You can't really blame the man though. Bikinis will do that to a guy.
Ooh, ooh, new time-wasting website. The makers of I Can Has Cheezburger?, home to many LOLcats, have launched Engrish Funny. And yeah, it's exactly what you think it is: random pictures of really crappy Asian-English translations. Diggin' the Domo favicon and rating system.
- It's the best of this year's Plaid Nation tour! Diggin' the chick who says plaid is God's favorite color.
- Anna Kournikova's still around. I like how her Maxim bio reads, "Before simply being superhot, Anna was a superhot tennis player." Put "simply being superhot" on your resume next time you get shafted, then see who throws sponsorship money at you.
- Naked guy runs across America.
- Last Visa "Go World" spot by TBWA/Chiat/Day. Michael Phelps: he keeps going and going and going and going...
- Check out Google minus Google. Running a search without getting results from YouTube, Blogger, or Knol feels sort of ... fresh.
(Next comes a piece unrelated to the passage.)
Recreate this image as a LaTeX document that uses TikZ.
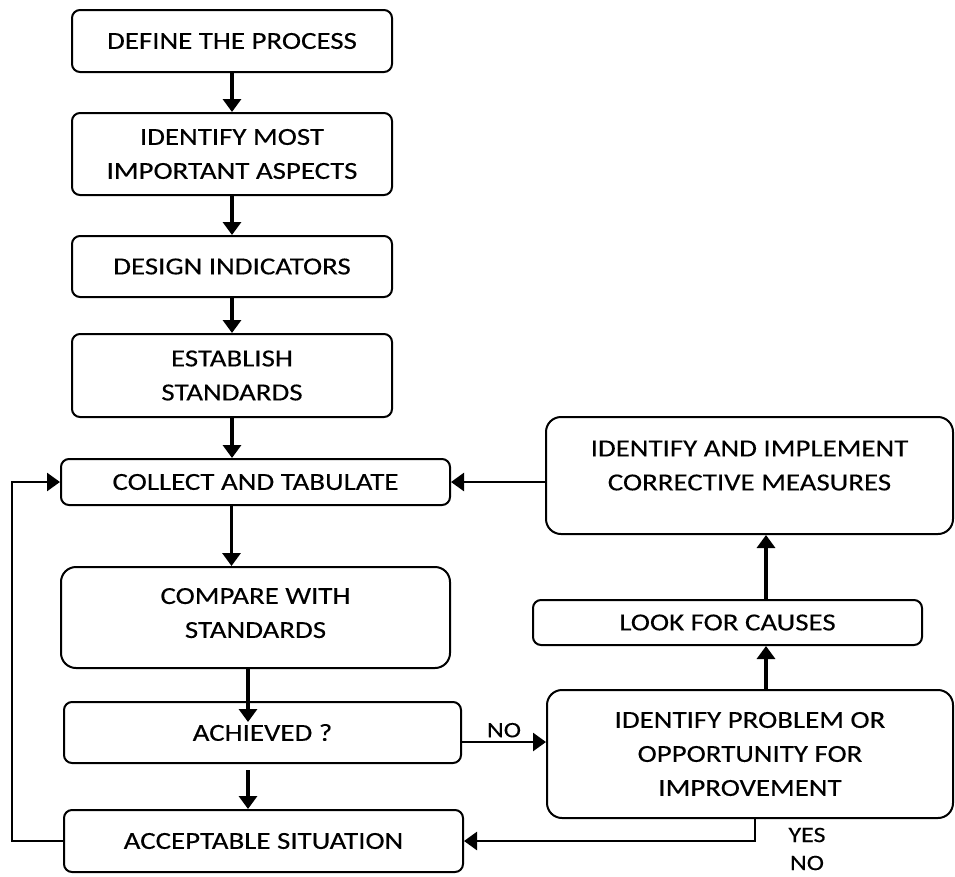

The other day I was complaining -- or was it more like bitching? -- about how all car ads seem pretty much the same. (If not "the same," then "zealously derivative.") Then Organic busts out with this really weird ad for the Chrysler Town & Country.
It's all words. The narrator's telling this bizarre story, then the words appear in front of you, so you get this tiring but riveting experience of seeing and hearing crunchy nouns like "pocket pony" and "crabapples" at the same time. (Don't ask, just watch.)
Here's that Chevy Traverse ad that keeps playing during the Olympics. I sat through it twice yesterday and didn't really get the correlation between Shirtless Man Lovingly Laundering and Chevy Traverse with Folding Seats.
Twitter's not keen on it either.
Fortunately, there's YouTube. Scroll down to the comments. Past all the complaining about double standards and whatnot, someone explains that both the man and the Traverse are "beautiful, useful, and everything you ever wanted ... and them [sic] some."
Ohhhhh. Suddenly the tagline makes sense.
- Diggin' these Beijing Olympics-based efforts for Mini Cooper and Samsung. Well, the Samsung one might have confused me if I saw it in person, but the Mini rickshaw thing is pretty dope.
- Should Starbucks engage in latte art? American coffee snobs, a subculture Starbucks helped create, would probably argue yes -- if it's at all serious about maintaining luxury cachet. (Which I increasingly doubt it is.)
- More Michael Phelps ads by Visa. PS -- Phelps scored a perfect eight gold medals in the Olympics this summer. It's so exciting, I'm starting to get spam about it.
- So I guess Verizon is not that into disco.
- Rainbow tribe daddy Brad Pitt is launching a body wash in partnership with Kiehl's. The product will cost $16.50 market, he'll appear in no ads, and 100 percent of profits will go to JPF Eco Systems, a green charity he and Kiehl's started together. How sweeeeet.
Tailor a piece of Americana to your global village!
Coca-Cola's chosen ATTIK to help interpret its brand across a number of events: for the 2010 World Cup in South Africa, for Coke's Christmas 2008 effort, and for Ramadan in Turkey, Saudi Arabia, Pakistan, Indonesia, Morocco, Tunisia, and other countries with a great many Muslims.
At left is the official Ramadan packaging, courtesy of ATTIK/Leeds. Tell me that doesn't make you feel more pious.
Like full on spam, this email screamed, "Catastrophe hits live during the broadcast of a Direct Insurance commercial." After quickly checking Twitter (what? that's where all the news is these days, people) to make sure there was no actual catastrophe, it became apparent this was yet another ploy for publicity.
The release continued, "During a live broadcast of the Israeli 'American Idol' show, a Direct Insurance commercial for catastrophe coverage burnt up before the eyes of avid viewers. After burning, a simple slide appeared: We apologize for the technical difficulties but catastrophes can happen to anyone".